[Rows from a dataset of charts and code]

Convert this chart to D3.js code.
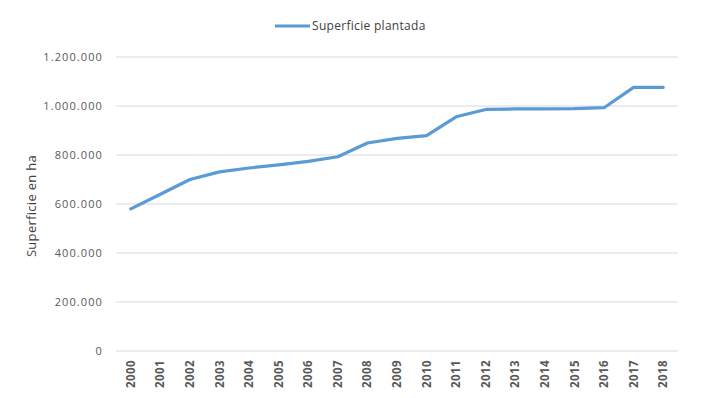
<!DOCTYPE html>
<html><head><meta charset="utf-8">
<script src="https://cdn.jsdelivr.net/npm/d3@7"></script>
<style>body{margin:0;background:#fff}svg{display:block}text{font-family:"Open Sans",sans-serif}</style>
</head><body><svg id="c" width="711" height="398"></svg>
<script>
const years = ["2000","2001","2002","2003","2004","2005","2006","2007","2008","2009","2010","2011","2012","2013","2014","2015","2016","2017","2018"];
const superficie = [580000,640000,700000,731000,747000,760000,774000,793000,849000,868000,879000,956000,986000,988000,988000,989000,993000,1076000,1076000];
const yTicks = [0,200000,400000,600000,800000,1000000,1200000];
const seriesName = "Superficie plantada";
const yTitle = "Superficie en ha";

const svg = d3.select("#c");
const pL = 116, pR = 678, pT = 57, pB = 351;
const x = d3.scaleBand().domain(years).range([pL, pR]);
const y = d3.scaleLinear().domain([0,1200000]).range([pB, pT]);
const fmt = v => d3.format(",")(v).replace(/,/g, ".");

// gridlines
svg.append("g").selectAll("line").data(yTicks).join("line")
  .attr("x1", pL).attr("x2", pR)
  .attr("y1", d => y(d)).attr("y2", d => y(d))
  .attr("stroke", "#d9d9d9").attr("stroke-width", 1);

// y labels
svg.append("g").selectAll("text").data(yTicks).join("text")
  .attr("x", 103).attr("y", d => y(d)).attr("dy", "0.35em")
  .attr("text-anchor", "end").attr("font-size", 11).attr("letter-spacing", 1.1).attr("fill", "#595959")
  .text(fmt);

// y title
svg.append("text").attr("transform", `translate(36,206) rotate(-90)`)
  .attr("text-anchor", "middle").attr("font-size", 13).attr("letter-spacing", 0.3).attr("fill", "#404040").text(yTitle);

// x labels
svg.append("g").selectAll("text").data(years).join("text")
  .attr("transform", d => `translate(${x(d)+x.bandwidth()/2},${pB+9}) rotate(-90)`)
  .attr("text-anchor", "end").attr("dy", "0.35em")
  .attr("font-size", 11.5).attr("font-weight", "bold").attr("letter-spacing", 0.4).attr("fill", "#595959").text(d => d);

// line
const line = d3.line().x((d,i) => x(years[i]) + x.bandwidth()/2).y(d => y(d));
svg.append("path").datum(superficie).attr("d", line)
  .attr("fill", "none").attr("stroke", "#5B9BD5").attr("stroke-width", 3.2)
  .attr("stroke-linejoin", "round").attr("stroke-linecap", "round");

// legend
svg.append("line").attr("x1", 275).attr("x2", 310).attr("y1", 26).attr("y2", 26)
  .attr("stroke", "#5B9BD5").attr("stroke-width", 3.2);
svg.append("text").attr("x", 312).attr("y", 26).attr("dy", "0.35em")
  .attr("font-size", 12).attr("letter-spacing", 0.3).attr("fill", "#404040").text(seriesName);
</script></body></html>
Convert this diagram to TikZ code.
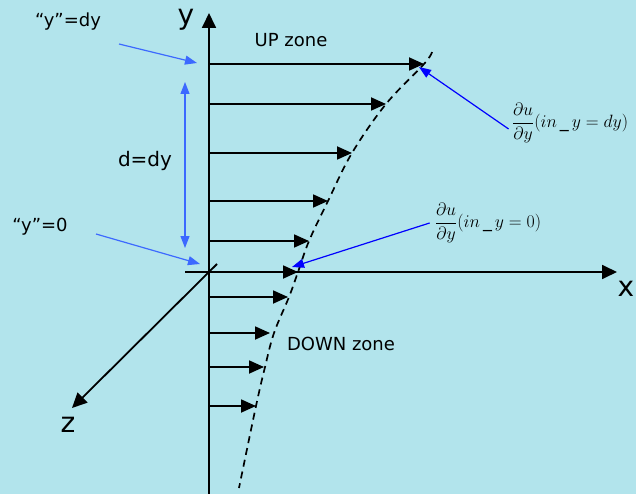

**Task to carry out:** Copy all the lines of data exactly as they appear, dropping any images.

**Exercise result:**
Convert this chart to D3.js code.
<!DOCTYPE html>
<html><head><meta charset="utf-8">
<script src="https://cdn.jsdelivr.net/npm/d3@7"></script>
<style>body{margin:0;background:#fff}svg{display:block}text{font-family:"Open Sans",sans-serif}</style>
</head><body><svg id="c" width="711" height="398"></svg>
<script>
const years = ["2000","2001","2002","2003","2004","2005","2006","2007","2008","2009","2010","2011","2012","2013","2014","2015","2016","2017","2018"];
const superficie = [580000,640000,700000,731000,747000,760000,774000,793000,849000,868000,879000,956000,986000,988000,988000,989000,993000,1076000,1076000];
const yTicks = [0,200000,400000,600000,800000,1000000,1200000];
const seriesName = "Superficie plantada";
const yTitle = "Superficie en ha";

const svg = d3.select("#c");
const pL = 116, pR = 678, pT = 57, pB = 351;
const x = d3.scaleBand().domain(years).range([pL, pR]);
const y = d3.scaleLinear().domain([0,1200000]).range([pB, pT]);
const fmt = v => d3.format(",")(v).replace(/,/g, ".");

// gridlines
svg.append("g").selectAll("line").data(yTicks).join("line")
  .attr("x1", pL).attr("x2", pR)
  .attr("y1", d => y(d)).attr("y2", d => y(d))
  .attr("stroke", "#d9d9d9").attr("stroke-width", 1);

// y labels
svg.append("g").selectAll("text").data(yTicks).join("text")
  .attr("x", 103).attr("y", d => y(d)).attr("dy", "0.35em")
  .attr("text-anchor", "end").attr("font-size", 11).attr("letter-spacing", 1.1).attr("fill", "#595959")
  .text(fmt);

// y title
svg.append("text").attr("transform", `translate(36,206) rotate(-90)`)
  .attr("text-anchor", "middle").attr("font-size", 13).attr("letter-spacing", 0.3).attr("fill", "#404040").text(yTitle);

// x labels
svg.append("g").selectAll("text").data(years).join("text")
  .attr("transform", d => `translate(${x(d)+x.bandwidth()/2},${pB+9}) rotate(-90)`)
  .attr("text-anchor", "end").attr("dy", "0.35em")
  .attr("font-size", 11.5).attr("font-weight", "bold").attr("letter-spacing", 0.4).attr("fill", "#595959").text(d => d);

// line
const line = d3.line().x((d,i) => x(years[i]) + x.bandwidth()/2).y(d => y(d));
svg.append("path").datum(superficie).attr("d", line)
  .attr("fill", "none").attr("stroke", "#5B9BD5").attr("stroke-width", 3.2)
  .attr("stroke-linejoin", "round").attr("stroke-linecap", "round");

// legend
svg.append("line").attr("x1", 275).attr("x2", 310).attr("y1", 26).attr("y2", 26)
  .attr("stroke", "#5B9BD5").attr("stroke-width", 3.2);
svg.append("text").attr("x", 312).attr("y", 26).attr("dy", "0.35em")
  .attr("font-size", 12).attr("letter-spacing", 0.3).attr("fill", "#404040").text(seriesName);
</script></body></html>
Convert this diagram to TikZ code.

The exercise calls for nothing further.